Discover smart options to grow your savings.

Although saving more takes some effort, it may be easier than you think – there may even be “free” money available that can help. Here are some tips:

Take advantage of an employer match. If they’ll match 3%, you’ve just covered 6% of your retirement savings goal when you add in your contribution, too. While the specifics vary, many companies will match whatever you contribute to the retirement plan (up to a certain percentage of your income).

Increase your savings rate just 1% a year, whether in an IRA, a 401(k) or some other dedicated account. This small change means you’ll be at 15% within 10 years without even feeling it.

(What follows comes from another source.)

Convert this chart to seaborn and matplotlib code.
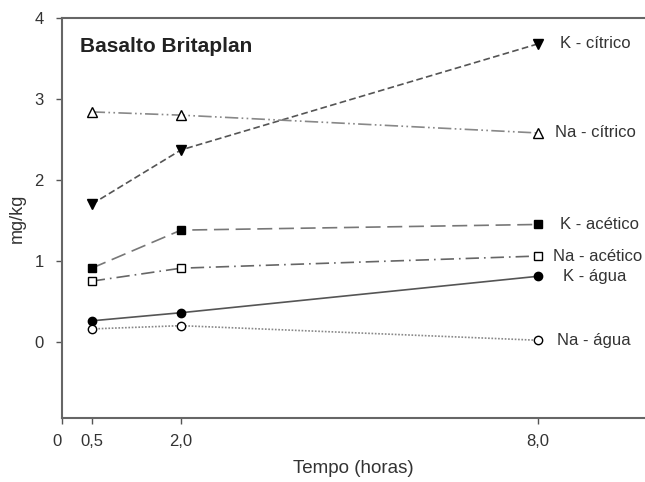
import matplotlib
matplotlib.use("Agg")
import matplotlib.pyplot as plt
import seaborn as sns
import pandas as pd

sns.set_style("white")
plt.rcParams["font.family"] = ["Liberation Sans", "DejaVu Sans"]

horas = [0.5, 2.0, 8.0]
k_citrico = [1.70, 2.37, 3.68]
na_citrico = [2.84, 2.80, 2.58]
k_acetico = [0.91, 1.38, 1.45]
na_acetico = [0.75, 0.91, 1.06]
k_agua = [0.26, 0.36, 0.81]
na_agua = [0.16, 0.20, 0.02]

series_names = ["K - cítrico", "Na - cítrico", "K - acético",
                "Na - acético", "K - água", "Na - água"]
series_values = [k_citrico, na_citrico, k_acetico, na_acetico, k_agua, na_agua]

x_ticks = [0, 0.5, 2.0, 8.0]
x_tick_labels = ["0", "0,5", "2,0", "8,0"]
y_ticks = [0, 1, 2, 3, 4]

styles = {
    "K - cítrico": dict(marker="v", mfc="black", ls=(0, (4, 2)), color="#555555", ms=7),
    "Na - cítrico": dict(marker="^", mfc="white", ls=(0, (8, 2, 1, 2, 1, 2)), color="#888888", ms=7),
    "K - acético": dict(marker="s", mfc="black", ls=(0, (9, 4)), color="#777777", ms=6),
    "Na - acético": dict(marker="s", mfc="white", ls=(0, (8, 3, 1, 3)), color="#666666", ms=6),
    "K - água": dict(marker="o", mfc="black", ls="-", color="#555555", ms=6),
    "Na - água": dict(marker="o", mfc="white", ls=(0, (1, 1)), color="#888888", ms=6),
}
label_offsets = {
    "K - cítrico": (0.37, 0.0),
    "Na - cítrico": (0.29, 0.0),
    "K - acético": (0.37, 0.0),
    "Na - acético": (0.25, 0.0),
    "K - água": (0.42, 0.0),
    "Na - água": (0.32, 0.0),
}

fig = plt.figure(figsize=(6.45, 4.82), dpi=100)
ax = fig.add_axes([0.0961, 0.1328, 0.9039, 0.8299])

for name, vals in zip(series_names, series_values):
    df = pd.DataFrame({"horas": horas, "mg": vals})
    st = styles[name]
    sns.lineplot(data=df, x="horas", y="mg", ax=ax, color=st["color"],
                 linestyle=st["ls"], linewidth=1.2, marker=st["marker"],
                 markersize=st["ms"], markerfacecolor=st["mfc"],
                 markeredgecolor="black", markeredgewidth=1.0)
    dx, dy = label_offsets[name]
    ax.text(horas[-1] + dx, vals[-1] + dy, name, fontsize=12,
            va="center", ha="left", color="#333333")

ax.set_xlim(0, 9.8)
ax.set_ylim(-0.94, 4)
ax.set_xticks(x_ticks)
ax.set_xticklabels(x_tick_labels)
ax.set_yticks(y_ticks)
ax.tick_params(axis="both", direction="out", length=4.3, width=1, color="#555555",
               labelsize=12, labelcolor="#333333", bottom=True, left=True)
ax.tick_params(axis="y", pad=9)
ax.tick_params(axis="x", pad=7.5)
ax.get_xticklabels()[0].set_horizontalalignment("right")

for side in ["left", "bottom", "top"]:
    ax.spines[side].set_color("#666666")
    ax.spines[side].set_linewidth(1.5)
ax.spines["right"].set_visible(False)

ax.set_xlabel("Tempo (horas)", fontsize=13.5, color="#333333", labelpad=8)
ax.set_ylabel("mg/kg", fontsize=13, color="#333333", labelpad=6)
ax.text(0.3, 3.65, "Basalto Britaplan", fontsize=15, fontweight="bold",
        color="#222222", va="center", ha="left")

fig.savefig("out.png", dpi=100)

Investigate additional opportunities at work, such as corporate profit-sharing plans, employee stock purchase plans, which enable you to purchase your employer’s stock at a discount, and employee stock ownership plans, which provide company stock at no cost as part of overall compensation.

Put money aside in tax-deferred accounts such as a 401(k) or a traditional individual retirement account. Doing so can cut your tax bill. Contributions to a Roth IRA, by contrast, are not tax deductible but can grow tax-free. Earnings may be taxed if withdrawn before you’ve held the account for five years.

Consolidate your financial accounts to take advantage of potentially lower fees. Don’t assume a bank is your only choice for a checking account, and consider applying whatever savings you achieve to your retirement fund.

Pay yourself first. Schedule automatic monthly transfers from your checking or savings account into your retirement account. This keeps you on track and also ensures that you’re investing regardless of market fluctuations.*

Find a credit card that deposits cash back directly into your retirement account. Careful here – this only works if you diligently pay off the card balance every month.

* This strategy does not assure a profit and does not protect against loss. It involves continuous investment regardless of fluctuating price levels of such securities. Investors should consider their financial ability to continue purchases through periods of low price levels.